Saturday, December 10, 2011

This Dark Endeavor: The Apprenticeship of Victor Frankenstein by Kenneth Oppel

You probably know Mary Shelley's classic Gothic horror, Frankenstein. Mad scientist creates monster, monster kills a bunch of people. And of course, we are left with the question -- just who is the monster in the story? I imagine that is one of the questions Kenneth Oppel asked when he started to write This Dark Endeavor, the first book in a new series exploring just what set young Victor Frankenstein on the descent into darkness.

It is summer in Geneva and it seems that 16 year old Victor Frankenstein, his twin brother Konrad, their cousin Elizabeth and their good friend Henry have nothing more exciting on the horizon than boating on Lake Geneva, riding through the countryside surrounding Château Frankenstein and putting on plays that Henry writes for the group.

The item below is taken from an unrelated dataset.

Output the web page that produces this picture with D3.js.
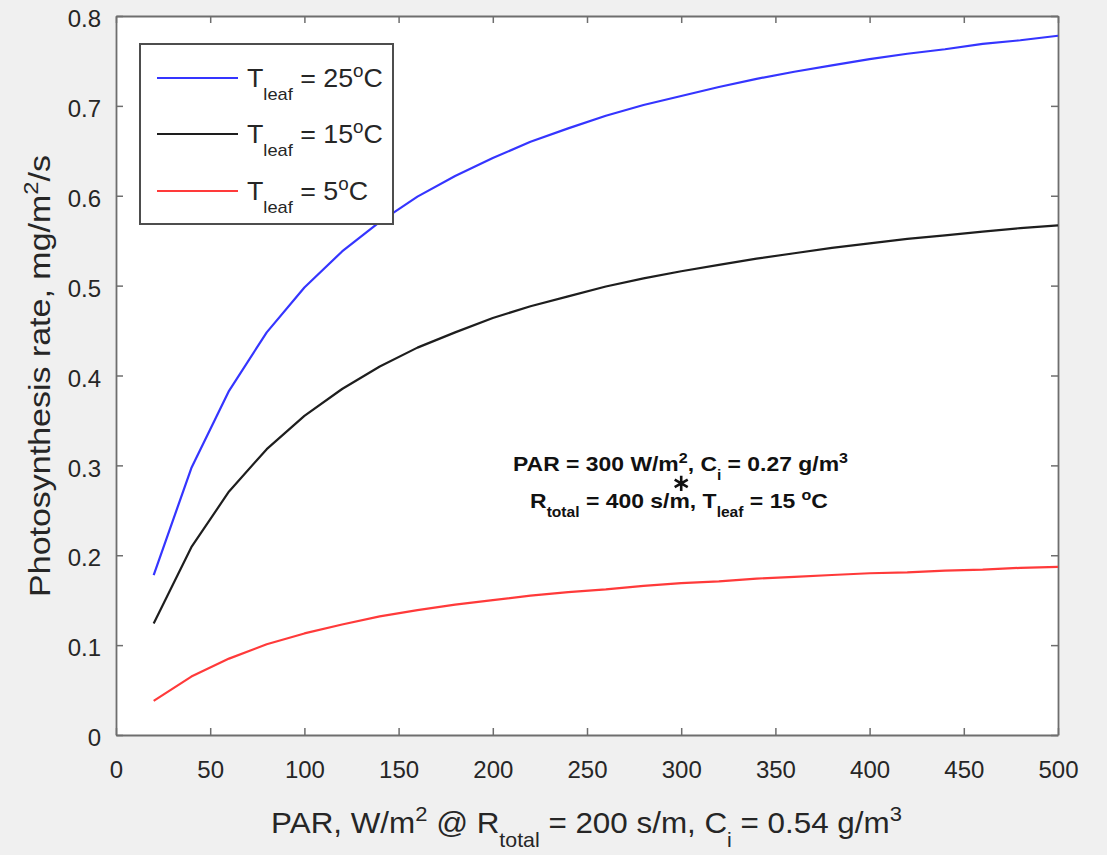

Then Konrad falls deathly ill. No doctor can help him. So Victor, Elizabeth and Henry, with help from mad alchemist and an old book they found in the château's Biblioteka Obscura, set out to find and make the Elixir of Life and cure Konrad. Of course, getting mixed up in alchemy, well, you know it won't end well.

I did not particularly like Victor as a character, but the best thing about Kenneth Oppel's writing is that he gets the details just right. He builds Victor into a complex and interesting character, and I even though I didn't like him and I knew how his story would end, I still found a lot in Victor with which I could sympathize. I had to keep reading, knowing tragedy was coming. But Oppel made me believe and hope that Victor could turn his story around.

I loved Frankenstein. I loved wrestling with the complex themes, but it left me wanting more, and This Dark Endeavor is an excellent companion to Shelley's classic AND an excellent story in its own right. I can't wait for the sequel.